## BEGIN DATA SEGMENT

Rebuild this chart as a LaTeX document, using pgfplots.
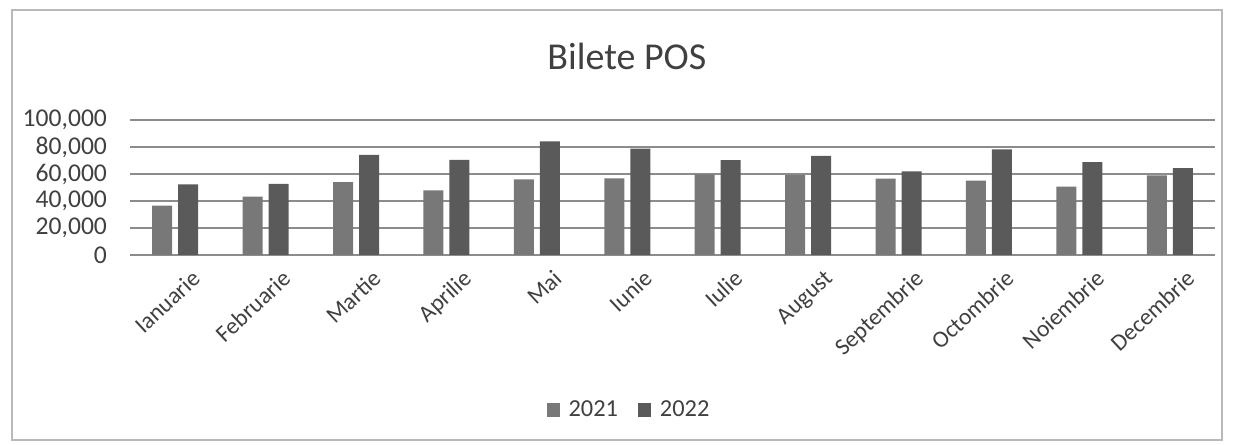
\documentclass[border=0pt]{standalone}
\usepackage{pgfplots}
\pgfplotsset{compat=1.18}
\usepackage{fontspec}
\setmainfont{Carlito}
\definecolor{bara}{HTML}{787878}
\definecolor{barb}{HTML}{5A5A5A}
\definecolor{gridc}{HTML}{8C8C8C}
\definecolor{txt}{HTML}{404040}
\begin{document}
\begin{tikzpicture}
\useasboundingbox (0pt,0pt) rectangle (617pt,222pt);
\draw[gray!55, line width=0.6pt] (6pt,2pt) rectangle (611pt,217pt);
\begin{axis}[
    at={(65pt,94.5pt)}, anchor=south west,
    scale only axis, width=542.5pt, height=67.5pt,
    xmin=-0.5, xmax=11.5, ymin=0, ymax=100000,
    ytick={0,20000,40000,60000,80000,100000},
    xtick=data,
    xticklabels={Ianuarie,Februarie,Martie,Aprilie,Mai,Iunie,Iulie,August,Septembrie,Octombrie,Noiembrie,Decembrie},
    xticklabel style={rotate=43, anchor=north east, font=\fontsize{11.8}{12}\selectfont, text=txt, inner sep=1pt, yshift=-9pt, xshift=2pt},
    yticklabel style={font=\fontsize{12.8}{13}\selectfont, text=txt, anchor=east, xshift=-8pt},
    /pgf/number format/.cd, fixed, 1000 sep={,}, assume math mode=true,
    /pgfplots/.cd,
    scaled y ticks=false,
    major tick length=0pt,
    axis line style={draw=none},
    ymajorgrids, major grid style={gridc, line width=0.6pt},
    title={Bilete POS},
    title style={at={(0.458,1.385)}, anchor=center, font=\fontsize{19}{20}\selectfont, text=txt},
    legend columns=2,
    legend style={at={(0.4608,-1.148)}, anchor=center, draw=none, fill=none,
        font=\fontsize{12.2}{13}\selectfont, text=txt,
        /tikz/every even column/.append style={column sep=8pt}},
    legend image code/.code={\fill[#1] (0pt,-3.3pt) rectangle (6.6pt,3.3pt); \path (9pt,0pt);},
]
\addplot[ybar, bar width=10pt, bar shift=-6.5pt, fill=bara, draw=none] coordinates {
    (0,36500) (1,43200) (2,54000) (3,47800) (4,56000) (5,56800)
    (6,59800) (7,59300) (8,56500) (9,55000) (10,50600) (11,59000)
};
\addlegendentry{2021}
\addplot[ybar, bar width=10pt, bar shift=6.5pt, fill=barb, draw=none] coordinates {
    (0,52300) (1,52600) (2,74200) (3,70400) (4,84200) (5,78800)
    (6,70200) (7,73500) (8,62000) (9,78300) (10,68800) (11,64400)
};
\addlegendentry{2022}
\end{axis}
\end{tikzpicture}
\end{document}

## END DATA SEGMENT

> [EXERCISE TASK]: Every line of text is to be repeated exactly; pictures are left out.

> [TASK SOLUTION]:
Rebuild this chart as a LaTeX document, using pgfplots.
\documentclass[border=0pt]{standalone}
\usepackage{pgfplots}
\pgfplotsset{compat=1.18}
\usepackage{fontspec}
\setmainfont{Carlito}
\definecolor{bara}{HTML}{787878}
\definecolor{barb}{HTML}{5A5A5A}
\definecolor{gridc}{HTML}{8C8C8C}
\definecolor{txt}{HTML}{404040}
\begin{document}
\begin{tikzpicture}
\useasboundingbox (0pt,0pt) rectangle (617pt,222pt);
\draw[gray!55, line width=0.6pt] (6pt,2pt) rectangle (611pt,217pt);
\begin{axis}[
    at={(65pt,94.5pt)}, anchor=south west,
    scale only axis, width=542.5pt, height=67.5pt,
    xmin=-0.5, xmax=11.5, ymin=0, ymax=100000,
    ytick={0,20000,40000,60000,80000,100000},
    xtick=data,
    xticklabels={Ianuarie,Februarie,Martie,Aprilie,Mai,Iunie,Iulie,August,Septembrie,Octombrie,Noiembrie,Decembrie},
    xticklabel style={rotate=43, anchor=north east, font=\fontsize{11.8}{12}\selectfont, text=txt, inner sep=1pt, yshift=-9pt, xshift=2pt},
    yticklabel style={font=\fontsize{12.8}{13}\selectfont, text=txt, anchor=east, xshift=-8pt},
    /pgf/number format/.cd, fixed, 1000 sep={,}, assume math mode=true,
    /pgfplots/.cd,
    scaled y ticks=false,
    major tick length=0pt,
    axis line style={draw=none},
    ymajorgrids, major grid style={gridc, line width=0.6pt},
    title={Bilete POS},
    title style={at={(0.458,1.385)}, anchor=center, font=\fontsize{19}{20}\selectfont, text=txt},
    legend columns=2,
    legend style={at={(0.4608,-1.148)}, anchor=center, draw=none, fill=none,
        font=\fontsize{12.2}{13}\selectfont, text=txt,
        /tikz/every even column/.append style={column sep=8pt}},
    legend image code/.code={\fill[#1] (0pt,-3.3pt) rectangle (6.6pt,3.3pt); \path (9pt,0pt);},
]
\addplot[ybar, bar width=10pt, bar shift=-6.5pt, fill=bara, draw=none] coordinates {
    (0,36500) (1,43200) (2,54000) (3,47800) (4,56000) (5,56800)
    (6,59800) (7,59300) (8,56500) (9,55000) (10,50600) (11,59000)
};
\addlegendentry{2021}
\addplot[ybar, bar width=10pt, bar shift=6.5pt, fill=barb, draw=none] coordinates {
    (0,52300) (1,52600) (2,74200) (3,70400) (4,84200) (5,78800)
    (6,70200) (7,73500) (8,62000) (9,78300) (10,68800) (11,64400)
};
\addlegendentry{2022}
\end{axis}
\end{tikzpicture}
\end{document}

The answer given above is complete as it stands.